Print all of the lines exactly. Any picture among them stays out.

§

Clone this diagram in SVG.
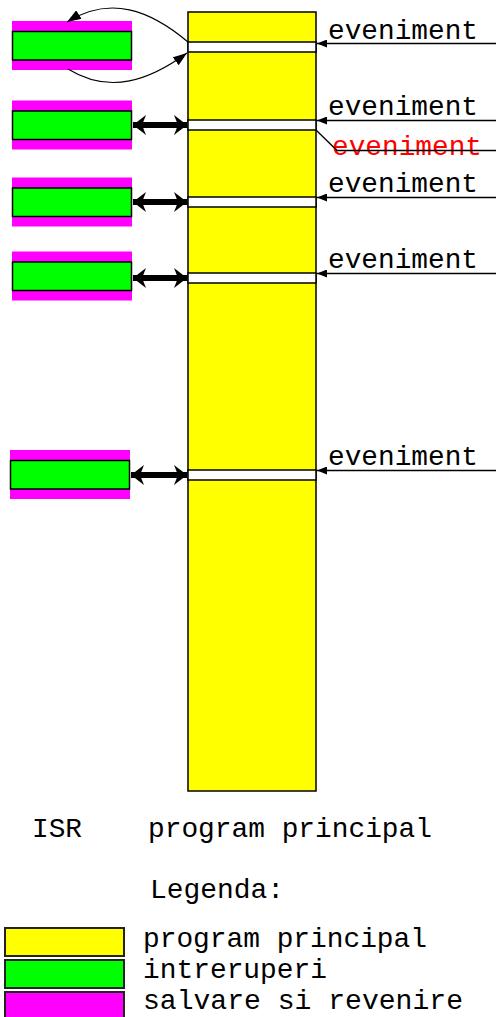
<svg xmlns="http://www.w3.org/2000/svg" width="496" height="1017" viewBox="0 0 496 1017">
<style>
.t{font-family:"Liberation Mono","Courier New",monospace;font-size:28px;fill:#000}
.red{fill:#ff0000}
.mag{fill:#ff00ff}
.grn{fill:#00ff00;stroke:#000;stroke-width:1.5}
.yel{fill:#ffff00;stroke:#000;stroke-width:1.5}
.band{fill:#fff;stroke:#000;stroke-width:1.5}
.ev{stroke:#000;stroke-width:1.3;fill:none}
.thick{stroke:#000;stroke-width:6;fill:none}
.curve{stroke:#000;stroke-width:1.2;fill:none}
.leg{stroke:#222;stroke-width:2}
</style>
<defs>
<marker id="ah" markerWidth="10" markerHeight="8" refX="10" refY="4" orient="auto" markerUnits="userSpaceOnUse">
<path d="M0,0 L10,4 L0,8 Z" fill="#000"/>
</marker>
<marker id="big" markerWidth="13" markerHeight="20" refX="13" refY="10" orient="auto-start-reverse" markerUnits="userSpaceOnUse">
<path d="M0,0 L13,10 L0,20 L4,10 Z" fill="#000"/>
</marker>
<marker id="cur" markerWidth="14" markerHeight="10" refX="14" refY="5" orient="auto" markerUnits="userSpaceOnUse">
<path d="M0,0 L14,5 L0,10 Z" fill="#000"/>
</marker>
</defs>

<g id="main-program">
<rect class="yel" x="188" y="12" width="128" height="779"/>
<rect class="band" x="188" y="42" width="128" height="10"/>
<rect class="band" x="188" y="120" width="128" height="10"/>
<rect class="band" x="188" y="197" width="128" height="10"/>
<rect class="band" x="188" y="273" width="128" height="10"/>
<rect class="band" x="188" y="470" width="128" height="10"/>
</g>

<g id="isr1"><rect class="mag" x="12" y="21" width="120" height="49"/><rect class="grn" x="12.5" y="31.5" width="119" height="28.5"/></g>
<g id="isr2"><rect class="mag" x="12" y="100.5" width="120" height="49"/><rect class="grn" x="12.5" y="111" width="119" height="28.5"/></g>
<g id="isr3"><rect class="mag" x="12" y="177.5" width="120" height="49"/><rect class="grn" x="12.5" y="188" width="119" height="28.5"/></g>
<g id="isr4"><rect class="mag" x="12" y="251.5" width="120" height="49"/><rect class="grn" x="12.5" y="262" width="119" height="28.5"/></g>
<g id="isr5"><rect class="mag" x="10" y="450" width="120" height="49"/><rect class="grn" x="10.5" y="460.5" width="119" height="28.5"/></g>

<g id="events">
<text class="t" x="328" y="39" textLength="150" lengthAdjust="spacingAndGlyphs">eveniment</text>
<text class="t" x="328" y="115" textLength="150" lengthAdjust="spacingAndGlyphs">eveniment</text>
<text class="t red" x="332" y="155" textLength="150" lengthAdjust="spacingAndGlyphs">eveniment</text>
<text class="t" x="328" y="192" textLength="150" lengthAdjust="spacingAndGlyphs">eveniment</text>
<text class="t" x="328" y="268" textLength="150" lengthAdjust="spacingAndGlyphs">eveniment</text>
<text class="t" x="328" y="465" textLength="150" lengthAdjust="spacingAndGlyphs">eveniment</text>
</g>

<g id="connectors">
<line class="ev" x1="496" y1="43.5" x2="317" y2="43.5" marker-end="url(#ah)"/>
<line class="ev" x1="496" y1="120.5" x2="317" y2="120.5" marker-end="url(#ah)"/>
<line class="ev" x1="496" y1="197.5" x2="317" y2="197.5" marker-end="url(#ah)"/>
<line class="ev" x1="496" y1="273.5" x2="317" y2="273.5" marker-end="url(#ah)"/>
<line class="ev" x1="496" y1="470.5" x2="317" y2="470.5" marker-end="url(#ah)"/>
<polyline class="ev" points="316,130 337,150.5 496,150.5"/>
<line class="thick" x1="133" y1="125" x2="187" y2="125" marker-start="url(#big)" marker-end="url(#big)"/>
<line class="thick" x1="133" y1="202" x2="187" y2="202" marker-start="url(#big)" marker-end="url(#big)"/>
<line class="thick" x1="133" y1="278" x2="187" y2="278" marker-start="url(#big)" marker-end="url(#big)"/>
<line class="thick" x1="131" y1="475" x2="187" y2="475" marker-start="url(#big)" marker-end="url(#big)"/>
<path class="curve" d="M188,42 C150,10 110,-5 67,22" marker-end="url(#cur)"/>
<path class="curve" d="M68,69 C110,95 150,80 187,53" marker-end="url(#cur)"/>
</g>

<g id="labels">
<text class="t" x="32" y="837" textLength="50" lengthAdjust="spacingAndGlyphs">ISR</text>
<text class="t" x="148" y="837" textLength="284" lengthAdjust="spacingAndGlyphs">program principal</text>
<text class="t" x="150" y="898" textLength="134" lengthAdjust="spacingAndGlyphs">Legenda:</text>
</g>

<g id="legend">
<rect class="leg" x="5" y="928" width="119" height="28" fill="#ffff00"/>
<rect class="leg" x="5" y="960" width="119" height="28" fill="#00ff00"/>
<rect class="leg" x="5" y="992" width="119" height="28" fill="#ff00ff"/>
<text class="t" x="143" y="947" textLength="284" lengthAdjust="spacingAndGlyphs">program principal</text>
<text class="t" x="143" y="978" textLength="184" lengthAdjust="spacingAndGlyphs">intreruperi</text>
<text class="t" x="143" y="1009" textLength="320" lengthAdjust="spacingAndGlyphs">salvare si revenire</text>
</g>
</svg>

§

» **Expected answer**:
Clone this diagram in SVG.
<svg xmlns="http://www.w3.org/2000/svg" width="496" height="1017" viewBox="0 0 496 1017">
<style>
.t{font-family:"Liberation Mono","Courier New",monospace;font-size:28px;fill:#000}
.red{fill:#ff0000}
.mag{fill:#ff00ff}
.grn{fill:#00ff00;stroke:#000;stroke-width:1.5}
.yel{fill:#ffff00;stroke:#000;stroke-width:1.5}
.band{fill:#fff;stroke:#000;stroke-width:1.5}
.ev{stroke:#000;stroke-width:1.3;fill:none}
.thick{stroke:#000;stroke-width:6;fill:none}
.curve{stroke:#000;stroke-width:1.2;fill:none}
.leg{stroke:#222;stroke-width:2}
</style>
<defs>
<marker id="ah" markerWidth="10" markerHeight="8" refX="10" refY="4" orient="auto" markerUnits="userSpaceOnUse">
<path d="M0,0 L10,4 L0,8 Z" fill="#000"/>
</marker>
<marker id="big" markerWidth="13" markerHeight="20" refX="13" refY="10" orient="auto-start-reverse" markerUnits="userSpaceOnUse">
<path d="M0,0 L13,10 L0,20 L4,10 Z" fill="#000"/>
</marker>
<marker id="cur" markerWidth="14" markerHeight="10" refX="14" refY="5" orient="auto" markerUnits="userSpaceOnUse">
<path d="M0,0 L14,5 L0,10 Z" fill="#000"/>
</marker>
</defs>

<g id="main-program">
<rect class="yel" x="188" y="12" width="128" height="779"/>
<rect class="band" x="188" y="42" width="128" height="10"/>
<rect class="band" x="188" y="120" width="128" height="10"/>
<rect class="band" x="188" y="197" width="128" height="10"/>
<rect class="band" x="188" y="273" width="128" height="10"/>
<rect class="band" x="188" y="470" width="128" height="10"/>
</g>

<g id="isr1"><rect class="mag" x="12" y="21" width="120" height="49"/><rect class="grn" x="12.5" y="31.5" width="119" height="28.5"/></g>
<g id="isr2"><rect class="mag" x="12" y="100.5" width="120" height="49"/><rect class="grn" x="12.5" y="111" width="119" height="28.5"/></g>
<g id="isr3"><rect class="mag" x="12" y="177.5" width="120" height="49"/><rect class="grn" x="12.5" y="188" width="119" height="28.5"/></g>
<g id="isr4"><rect class="mag" x="12" y="251.5" width="120" height="49"/><rect class="grn" x="12.5" y="262" width="119" height="28.5"/></g>
<g id="isr5"><rect class="mag" x="10" y="450" width="120" height="49"/><rect class="grn" x="10.5" y="460.5" width="119" height="28.5"/></g>

<g id="events">
<text class="t" x="328" y="39" textLength="150" lengthAdjust="spacingAndGlyphs">eveniment</text>
<text class="t" x="328" y="115" textLength="150" lengthAdjust="spacingAndGlyphs">eveniment</text>
<text class="t red" x="332" y="155" textLength="150" lengthAdjust="spacingAndGlyphs">eveniment</text>
<text class="t" x="328" y="192" textLength="150" lengthAdjust="spacingAndGlyphs">eveniment</text>
<text class="t" x="328" y="268" textLength="150" lengthAdjust="spacingAndGlyphs">eveniment</text>
<text class="t" x="328" y="465" textLength="150" lengthAdjust="spacingAndGlyphs">eveniment</text>
</g>

<g id="connectors">
<line class="ev" x1="496" y1="43.5" x2="317" y2="43.5" marker-end="url(#ah)"/>
<line class="ev" x1="496" y1="120.5" x2="317" y2="120.5" marker-end="url(#ah)"/>
<line class="ev" x1="496" y1="197.5" x2="317" y2="197.5" marker-end="url(#ah)"/>
<line class="ev" x1="496" y1="273.5" x2="317" y2="273.5" marker-end="url(#ah)"/>
<line class="ev" x1="496" y1="470.5" x2="317" y2="470.5" marker-end="url(#ah)"/>
<polyline class="ev" points="316,130 337,150.5 496,150.5"/>
<line class="thick" x1="133" y1="125" x2="187" y2="125" marker-start="url(#big)" marker-end="url(#big)"/>
<line class="thick" x1="133" y1="202" x2="187" y2="202" marker-start="url(#big)" marker-end="url(#big)"/>
<line class="thick" x1="133" y1="278" x2="187" y2="278" marker-start="url(#big)" marker-end="url(#big)"/>
<line class="thick" x1="131" y1="475" x2="187" y2="475" marker-start="url(#big)" marker-end="url(#big)"/>
<path class="curve" d="M188,42 C150,10 110,-5 67,22" marker-end="url(#cur)"/>
<path class="curve" d="M68,69 C110,95 150,80 187,53" marker-end="url(#cur)"/>
</g>

<g id="labels">
<text class="t" x="32" y="837" textLength="50" lengthAdjust="spacingAndGlyphs">ISR</text>
<text class="t" x="148" y="837" textLength="284" lengthAdjust="spacingAndGlyphs">program principal</text>
<text class="t" x="150" y="898" textLength="134" lengthAdjust="spacingAndGlyphs">Legenda:</text>
</g>

<g id="legend">
<rect class="leg" x="5" y="928" width="119" height="28" fill="#ffff00"/>
<rect class="leg" x="5" y="960" width="119" height="28" fill="#00ff00"/>
<rect class="leg" x="5" y="992" width="119" height="28" fill="#ff00ff"/>
<text class="t" x="143" y="947" textLength="284" lengthAdjust="spacingAndGlyphs">program principal</text>
<text class="t" x="143" y="978" textLength="184" lengthAdjust="spacingAndGlyphs">intreruperi</text>
<text class="t" x="143" y="1009" textLength="320" lengthAdjust="spacingAndGlyphs">salvare si revenire</text>
</g>
</svg>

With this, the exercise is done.